CAP - rFronteddu/general_wiki GitHub Wiki

The CAP Theorem is a fundamental theorem in distributed systems that states any distributed system can have at most two of the following three properties.

  • Consistency: any read operation that begins after a write operation completes must return that value, or the result of a later write operation
  • Availability: every request received by a non-failing node in the system must result in a response
  • Partition tolerance: the network will be allowed to lose arbitrarily many messages sent from one node to another

The CAP theorem states that a distributed system cannot simultaneously be consistent, available, and partition tolerant.
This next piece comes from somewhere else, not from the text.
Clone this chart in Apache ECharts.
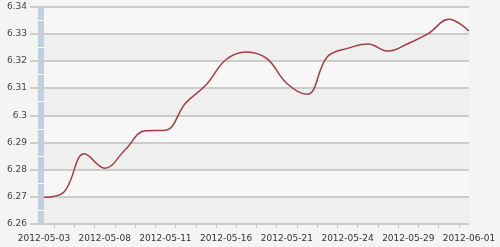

In a consistent system, once a client writes a value to any server and gets a response, it expects to get that value (or a fresher value) back from any server it reads from.

In an available system, if our client sends a request to a server and the server has not crashed, then the server must eventually respond to the client. The server is not allowed to ignore the client's requests.

Our system has to be able to function correctly despite arbitrary network partitions in order to be partition tolerant.

Proof

  • Assume for contradiction that there does exist a system that is consistent, available, and partition tolerant. The first thing we do is partition our system. It looks like this.
  • Next, we have our client request that $v_1$ be written to $G_1$. Since our system is available, $G_1$ must respond. Since the network is partitioned, however, $G_1$ cannot replicate its data to $G_2$. Gilbert and Lynch call this phase of execution $\alpha_1$.
  • Next, we have our client issue a read request to $G_2$. Again, since our system is available, $G_2$ must respond. And since the network is partitioned, $G_2$ cannot update its value from $G_1$. It returns $v_0$. Gilbert and Lynch call this phase of execution $\alpha_2$.
  • $G_2 returns $v_0$ to our client after the client had already written $v_1$ to $G_1$. This is inconsistent.

We assumed a consistent, available, partition tolerant system existed, but we just showed that there exists an execution for any such system in which the system acts inconsistently. Thus, no such system exists.

The CAP theorem states that it is impossible for a distributed software system to simultaneously provide more than two out of three of the following guarantees:

  • CONSISTENCY: All nodes see the same data at the same time. Achieved by updating several nodes before allowing further reads.
  • AVAILABILITY: Every request gets a response on success/failure. Achieved by replicating the data across different servers.
  • PARITITIONING: The system continues to work despite message loss or partial failure. A system is partition-tolerant if it can sustain any amount of network failure that doesn't result in a failure of the entire network.

We cannot build a general data store that is continually available, sequentially consistent, and tolerant to any partition failures. We can only build a system that has any two of these three properties.

  • To be consistent, all nodes should see the same set of updates in the same order but in case of partition, updates in one partition may not make it to the other partitions before a client reads stale data. The only thing that can be done is to not serve request from the out-of-date partition but then the service is no longer 100% available.

  • Availability + Consistency: RDBMS

  • Availability + Partition Tolerance: Cassandra/CouchDB

  • Partition Tolerance + Consistency: BigTable, MongoDB, HBase.